Channels That Use Community Posts Well
Studying how successful channels use this feature is the fastest way to get ideas for your own strategy.
- MKBHD — Uses polls to research upcoming video topics and image posts to show behind-the-scenes of his studio and shoots. High engagement, feels authentic rather than promotional.
- Kurzgesagt — Shares stunning visuals from upcoming videos, asks philosophical questions related to their content topics, creates community around ideas rather than just the channel.
- Veritasium — Posts thought experiments and paradoxes that directly relate to upcoming content, generating thousands of comments before the video even drops.
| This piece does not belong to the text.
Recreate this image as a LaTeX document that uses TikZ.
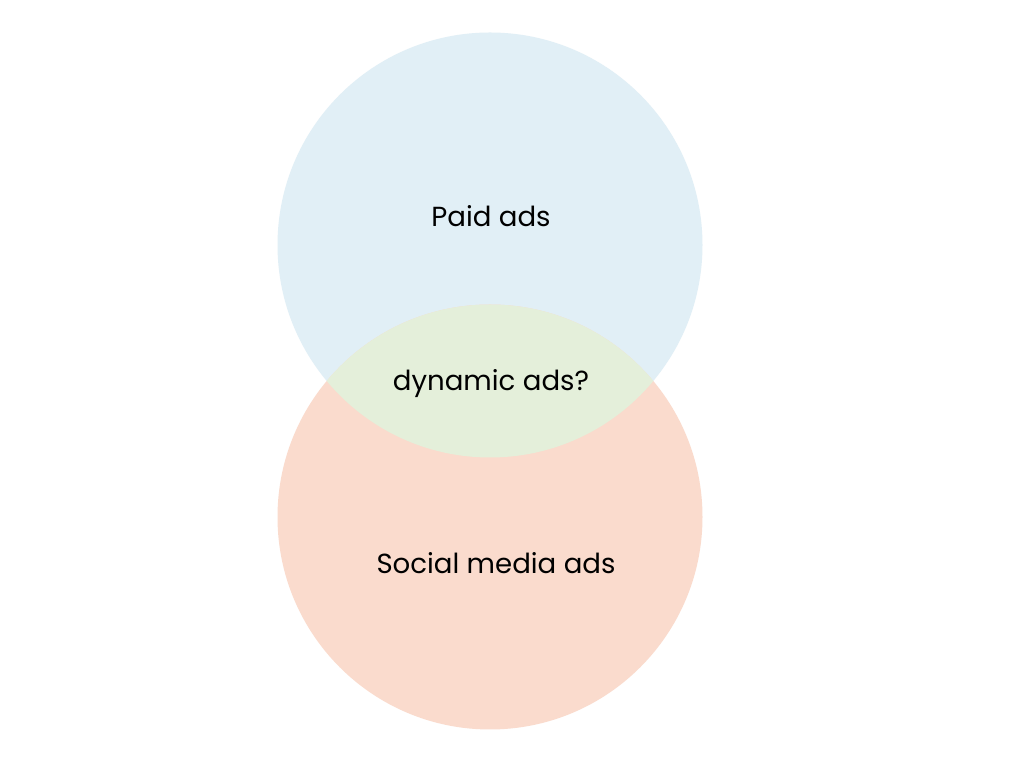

This pre-engagement boosts algorithmic momentum on launch day.
- Graham Stephan — Frequent polls about personal finance topics that double as market research. His poll data visibly influences his content calendar.
Common Community Post Mistakes
- Only posting when you have a new video. Community posts should stand alone, not just serve as video announcements. If every post is "new video out now," subscribers learn to tune it out.
- Ignoring the comments. Community posts that get comments and the creator responds generate far more follow-up engagement than unanswered posts. Reply to at least the first 5–10 comments within the first hour of posting.
- Boring poll options. "Option A vs Option B" with no context or stakes gets low vote rates. Make the options feel consequential or fun.
- Inconsistency. Posting 10 times in one week and then disappearing for three weeks is worse than a steady 3-per-week cadence. The algorithm — and your audience — responds to predictability.
Community Posts are a free feature that directly affects your channel's algorithmic health and your audience's engagement habits. Treating them as a core part of your YouTube strategy — not a nice-to-have afterthought — is one of the clearest differences between channels that plateau and channels that keep compounding.